Las uñas pintadas de rojo
Me habló de ella su hija, yo no la conocí. Se llamaba Irene y había sido una mujer muy movida. Superó un cáncer y estuvo 13 años en una silla de ruedas, Sonreía mucho. Era una mujer religiosa. Entre las cosas que poco a poco, he ido sabiendo de Irene, por su hija una me hizo “clic” en el cerebro: “A mi madre lo que más le gustaba era llevar las uñas pintadas de rojo, en cuaresma, no se las pintaba”. Y recordé a otra mujer, mi madre, que estuvo un mes sin tomar café, para pedir la salud de un padre de dieciséis hijos, enfermo de cáncer, cuando el cáncer no se curaba. Y también una tarde de agosto en la que una niña amiga mía pasó entre una mata de cardos, de flores violeta, porque al Señor le habían coronado de espinas.
La palabra mortificación – sacrificio - hace años dejó de estar en el diccionario en los países nórdicos. Hoy aquí, tampoco es palabra prestigiosa, pese a que la vida es cuesta arriba y sirve además de entrenamiento para la muerte, cuando ésta “ nos quite todos esos juguetes con los que tanto nos entretenemos”
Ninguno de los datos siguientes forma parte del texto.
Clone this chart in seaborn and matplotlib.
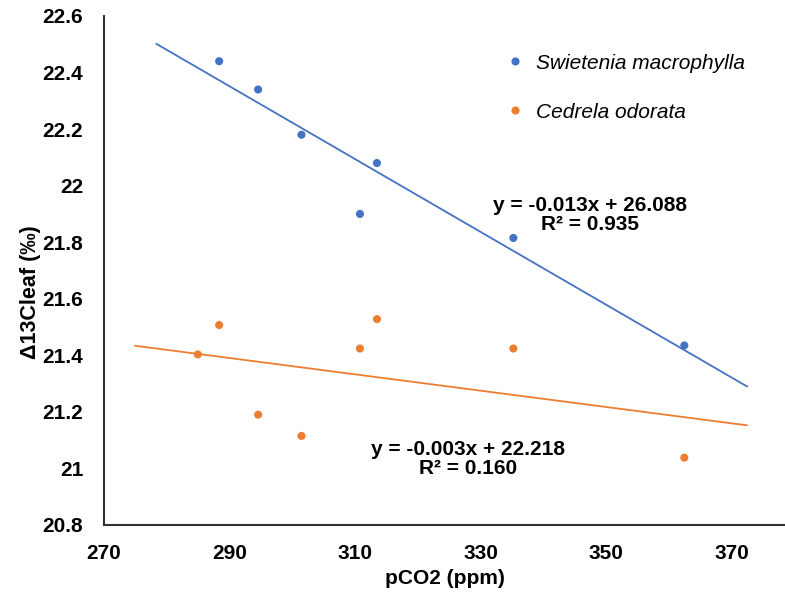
import numpy as np
import pandas as pd
import matplotlib
matplotlib.use("Agg")
import matplotlib.pyplot as plt
import seaborn as sns

# Leaf carbon isotope discrimination vs. atmospheric CO2
species = ["Swietenia macrophylla", "Cedrela odorata"]
colors = ["#4472C4", "#ED7D31"]

swietenia_pco2 = [288.4, 294.6, 301.5, 310.8, 313.5, 335.2, 362.4]
swietenia_d13c = [22.44, 22.34, 22.18, 21.90, 22.08, 21.815, 21.435]

cedrela_pco2 = [285.0, 288.4, 294.6, 301.5, 310.8, 313.5, 335.2, 362.4]
cedrela_d13c = [21.403, 21.507, 21.19, 21.115, 21.424, 21.528, 21.424, 21.038]

equations = ["y = -0.013x + 26.088\nR\u00b2 = 0.935",
             "y = -0.003x + 22.218\nR\u00b2 = 0.160"]
equation_pos = [(347.4, 21.895), (328.0, 21.035)]

x_ticks = [270, 290, 310, 330, 350, 370]
y_ticks = [20.8, 21.0, 21.2, 21.4, 21.6, 21.8, 22.0, 22.2, 22.4, 22.6]
y_tick_labels = ["20.8", "21", "21.2", "21.4", "21.6", "21.8", "22", "22.2", "22.4", "22.6"]

df = pd.concat([
    pd.DataFrame({"pCO2": swietenia_pco2, "d13C": swietenia_d13c, "species": species[0]}),
    pd.DataFrame({"pCO2": cedrela_pco2, "d13C": cedrela_d13c, "species": species[1]}),
], ignore_index=True)

sns.set_style("white")
plt.rcParams["font.family"] = ["Liberation Sans", "DejaVu Sans"]
plt.rcParams["text.color"] = "black"
plt.rcParams["axes.labelcolor"] = "black"

fig = plt.figure(figsize=(7.85, 5.94), dpi=100)
ax = fig.add_axes([0.13185, 0.1162, 0.8808, 0.8569])

sns.scatterplot(data=df, x="pCO2", y="d13C", hue="species", hue_order=species,
                palette=colors, s=34, edgecolor="none", ax=ax, zorder=3)

# Linear trendlines, extended 10 ppm beyond the data on each side
for sp, col in zip(species, colors):
    sub = df[df["species"] == sp]
    ax.set_xlim(sub["pCO2"].min() - 10, sub["pCO2"].max() + 10)
    sns.regplot(data=sub, x="pCO2", y="d13C", scatter=False, ci=None,
                truncate=False, color=col, line_kws={"lw": 1.3}, ax=ax)

ax.set_xlim(270, 380)
ax.set_ylim(20.8, 22.6)
ax.set_xticks(x_ticks)
ax.set_yticks(y_ticks)
ax.set_yticklabels(y_tick_labels)

for txt, (ex, ey) in zip(equations, equation_pos):
    ax.text(ex, ey, txt, ha="center", va="center", multialignment="center",
            fontsize=15, fontweight="bold", linespacing=1.0, color="black")

ax.set_xlabel("pCO2 (ppm)", fontsize=15, fontweight="bold")
ax.set_ylabel("\u039413Cleaf (\u2030)", fontsize=15.5, fontweight="bold")
ax.xaxis.label.set_verticalalignment("center")
ax.yaxis.label.set_verticalalignment("center")
ax.xaxis.set_label_coords(0.494, -0.106)
ax.yaxis.set_label_coords(-0.106, 0.458)

for s in ["top", "right"]:
    ax.spines[s].set_visible(False)
for s in ["left", "bottom"]:
    ax.spines[s].set_color("#333333")
    ax.spines[s].set_linewidth(1.5)

ax.tick_params(axis="both", direction="inout", length=9, width=1.2,
               color="#333333", labelcolor="black", labelsize=15)
ax.tick_params(axis="x", pad=9)
ax.tick_params(axis="y", pad=10)
for lab in ax.get_xticklabels() + ax.get_yticklabels():
    lab.set_fontweight("bold")

leg = ax.legend(loc="upper left", bbox_to_anchor=(0.553, 0.963), frameon=False,
                prop={"style": "italic", "size": 15}, labelspacing=1.45,
                handlelength=1.0, handletextpad=0.5, markerscale=1.0)
for t in leg.get_texts():
    t.set_color("black")

fig.savefig("out.png", dpi=100)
Los niños del catecismo entienden bien la noción de sacrificio. No están maleados. Las neuronas les funcionan. Cuando les propuse, por estar en cuaresma, hacer un pequeño sacrificio diario – y les di una lista para que eligieran – Laura, una morenita pizpireta me dijo: “¿Y se pueden hacer dos diarios? ¿ se pueden hacer tres diarios? Creo que Laura será mucha moza.